Chances are at one time or another, being a houseguest has been “the plan”. Whether it is a visit of necessity, such as a fire or necessary flea-bombing in the middle of summer, or a visit of pleasure, such as a vacation on a budget, it has still been a visit to, and in, the home of someone else.
Houseguests Of Urban Legend
On the other side of the story are the people that have been the victims of a freeloader, a none-too-clean or well-mannered houseguest. “Uncle Frank” losing his job and coming to stay on the sofa for six months is one that makes the rounds of urban legend – with or without the shocking reality that Uncle Frank is not the uncle of anyone in the house at the end of it all.
The moral of the story is that most relatives and even close friends are willing to open their doors to those that are tired, possibly hungry, and a long way from their own home – provided certain rules of decorum, with a heady dash of common sense thrown in, are followed.
To be considered a “good guest”, always remember the following:
- Agree beforehand with the host on the length of the stay, and stick to it! No one likes guests that keep pushing the deadline of leaving back.
- Bring personal toiletries. Let’s face it – no one will really notice the toothpaste disappearing, but using someone else’s toothbrush is just gross.
- Do not expect a host to cater to every need and whim. The host may have already planned to cook a meal or two, but expecting breakfast in bed is probably (seriously) not going to happen.
- Offer to pitch in at every opportunity – help to clean the house, do laundry, or whatever small things need to be done. Chances are it’s a better deal pricewise than a hotel would offer!
- Bring a small gift when arriving. Nothing over $10.00, but something that will say a small thank-you, even before the stay.
- Send a thank-you note after the stay as well. Never doubt the power of a short, handwritten note that thanks the hosts for the work they did in putting someone up – or putting up with someone!
- If allergies or conflicting lifestyles are a problem (e.g. vegetarianism), don’t complain about a house with pets or meat-eaters. Stay at a hotel instead.
- If a host offers sightseeing, offer to pick up the tab for a meal out, or a tank of gas – at the very least, offer to pay for parking.
- Never expect a host to come up with spending money for personal expenditures while staying as a guest in someone else’s home!
- Do not treat the home as a personal vacation resort: Tying up the bathroom for hours, running the hot water out repeatedly, or using all the towels are definately no-no's.
- Personal laundry is the responsibility of the guest, not the host, and messes should be cleaned up immediately. If in doubt, ask directions to the nearest Laundromat to gauge the reaction of the host on using the family machines.

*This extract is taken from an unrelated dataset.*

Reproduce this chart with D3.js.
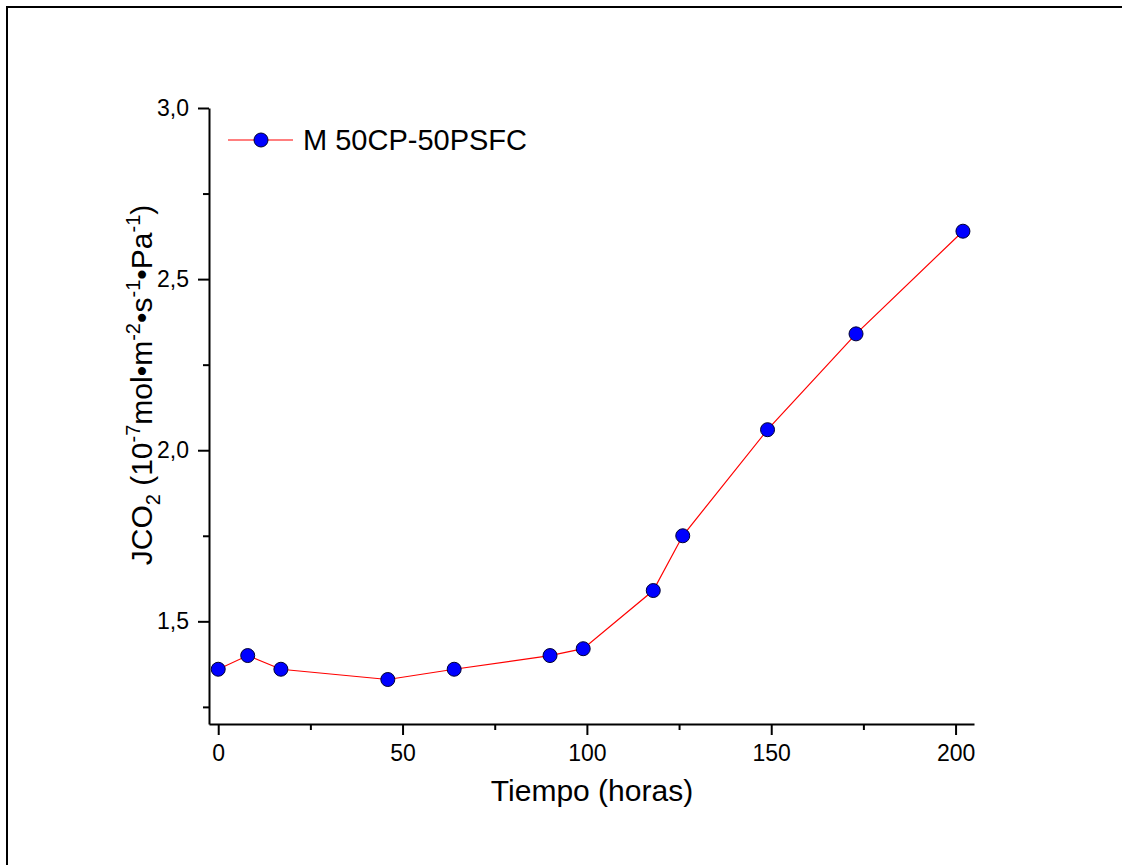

- If something gets broken or damaged, confess immediately and offer to pay the costs, if possible.
- If the host will be adhering to a normal schedule as far as work time, activities, etc., for their own family, respect that schedule at all costs. Hosts cannot, at times, afford to interrupt their lives.
- Personal phone calls should be made on the personal cell phone of the guest, or a pre-paid calling card. Leaving a host with a big phone bill is something they will find out about eventually.
- Always respect the house rules! If the host prefers shoes off, take them off. If the host does not smoke, don’t light up. Want a beer? Go out for one, don’t slurp on the sofa.
- Never assume that something is “all right”, or that the host “wouldn’t care, they’re family!” Always check with the host first before doing anything.
The Ultimate Perk In Being A Houseguest
How does one know that they have been a good houseguest? How can one really tell that the stay was a success, and the hosts will be glad to receive them again? Really, the ultimate compliment in being a houseguest is to be invited for another stay. Though the hosts may have gone to great lengths (and expense) to make their guests feel welcome, the guests should also go to great lengths to show gratitude, return the favor, and make the host feel just as comfortable if they were there alone.